> _What you will do_:
Without the pictures, return all of the material exactly as written.

> _Dataset excerpt_:

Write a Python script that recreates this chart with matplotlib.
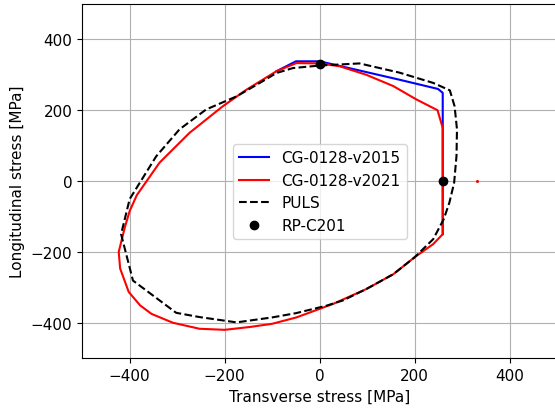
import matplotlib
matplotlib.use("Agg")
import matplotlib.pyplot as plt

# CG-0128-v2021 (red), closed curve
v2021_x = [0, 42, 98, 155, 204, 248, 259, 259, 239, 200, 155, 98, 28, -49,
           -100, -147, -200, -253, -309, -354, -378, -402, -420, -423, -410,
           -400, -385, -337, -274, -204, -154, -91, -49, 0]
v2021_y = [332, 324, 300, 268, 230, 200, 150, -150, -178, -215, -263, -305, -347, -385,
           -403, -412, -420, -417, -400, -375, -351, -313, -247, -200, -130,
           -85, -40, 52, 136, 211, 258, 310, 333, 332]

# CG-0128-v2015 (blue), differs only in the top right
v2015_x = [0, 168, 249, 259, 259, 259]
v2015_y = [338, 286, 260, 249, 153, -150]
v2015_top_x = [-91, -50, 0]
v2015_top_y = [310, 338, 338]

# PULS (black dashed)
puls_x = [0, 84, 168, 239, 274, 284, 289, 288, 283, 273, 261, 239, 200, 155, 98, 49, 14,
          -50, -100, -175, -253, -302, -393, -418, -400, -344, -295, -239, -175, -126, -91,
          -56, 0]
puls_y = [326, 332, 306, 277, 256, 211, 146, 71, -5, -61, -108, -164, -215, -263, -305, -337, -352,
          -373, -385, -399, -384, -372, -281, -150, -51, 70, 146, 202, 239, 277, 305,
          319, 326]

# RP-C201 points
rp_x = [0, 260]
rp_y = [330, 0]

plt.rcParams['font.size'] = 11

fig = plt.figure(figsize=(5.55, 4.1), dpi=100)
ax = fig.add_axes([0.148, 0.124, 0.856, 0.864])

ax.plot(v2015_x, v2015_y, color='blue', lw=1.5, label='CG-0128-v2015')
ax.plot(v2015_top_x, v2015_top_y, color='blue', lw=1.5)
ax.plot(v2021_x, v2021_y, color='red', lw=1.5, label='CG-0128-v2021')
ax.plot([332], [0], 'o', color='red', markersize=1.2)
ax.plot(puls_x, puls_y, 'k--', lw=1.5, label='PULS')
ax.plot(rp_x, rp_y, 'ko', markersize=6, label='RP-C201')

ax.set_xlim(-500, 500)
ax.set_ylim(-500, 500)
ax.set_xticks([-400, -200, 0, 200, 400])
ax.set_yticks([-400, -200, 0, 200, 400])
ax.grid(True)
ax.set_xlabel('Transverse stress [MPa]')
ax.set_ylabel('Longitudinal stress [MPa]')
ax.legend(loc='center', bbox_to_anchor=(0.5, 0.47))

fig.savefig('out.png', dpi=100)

> _Solved problem_:
Write a Python script that recreates this chart with matplotlib.
import matplotlib
matplotlib.use("Agg")
import matplotlib.pyplot as plt

# CG-0128-v2021 (red), closed curve
v2021_x = [0, 42, 98, 155, 204, 248, 259, 259, 239, 200, 155, 98, 28, -49,
           -100, -147, -200, -253, -309, -354, -378, -402, -420, -423, -410,
           -400, -385, -337, -274, -204, -154, -91, -49, 0]
v2021_y = [332, 324, 300, 268, 230, 200, 150, -150, -178, -215, -263, -305, -347, -385,
           -403, -412, -420, -417, -400, -375, -351, -313, -247, -200, -130,
           -85, -40, 52, 136, 211, 258, 310, 333, 332]

# CG-0128-v2015 (blue), differs only in the top right
v2015_x = [0, 168, 249, 259, 259, 259]
v2015_y = [338, 286, 260, 249, 153, -150]
v2015_top_x = [-91, -50, 0]
v2015_top_y = [310, 338, 338]

# PULS (black dashed)
puls_x = [0, 84, 168, 239, 274, 284, 289, 288, 283, 273, 261, 239, 200, 155, 98, 49, 14,
          -50, -100, -175, -253, -302, -393, -418, -400, -344, -295, -239, -175, -126, -91,
          -56, 0]
puls_y = [326, 332, 306, 277, 256, 211, 146, 71, -5, -61, -108, -164, -215, -263, -305, -337, -352,
          -373, -385, -399, -384, -372, -281, -150, -51, 70, 146, 202, 239, 277, 305,
          319, 326]

# RP-C201 points
rp_x = [0, 260]
rp_y = [330, 0]

plt.rcParams['font.size'] = 11

fig = plt.figure(figsize=(5.55, 4.1), dpi=100)
ax = fig.add_axes([0.148, 0.124, 0.856, 0.864])

ax.plot(v2015_x, v2015_y, color='blue', lw=1.5, label='CG-0128-v2015')
ax.plot(v2015_top_x, v2015_top_y, color='blue', lw=1.5)
ax.plot(v2021_x, v2021_y, color='red', lw=1.5, label='CG-0128-v2021')
ax.plot([332], [0], 'o', color='red', markersize=1.2)
ax.plot(puls_x, puls_y, 'k--', lw=1.5, label='PULS')
ax.plot(rp_x, rp_y, 'ko', markersize=6, label='RP-C201')

ax.set_xlim(-500, 500)
ax.set_ylim(-500, 500)
ax.set_xticks([-400, -200, 0, 200, 400])
ax.set_yticks([-400, -200, 0, 200, 400])
ax.grid(True)
ax.set_xlabel('Transverse stress [MPa]')
ax.set_ylabel('Longitudinal stress [MPa]')
ax.legend(loc='center', bbox_to_anchor=(0.5, 0.47))

fig.savefig('out.png', dpi=100)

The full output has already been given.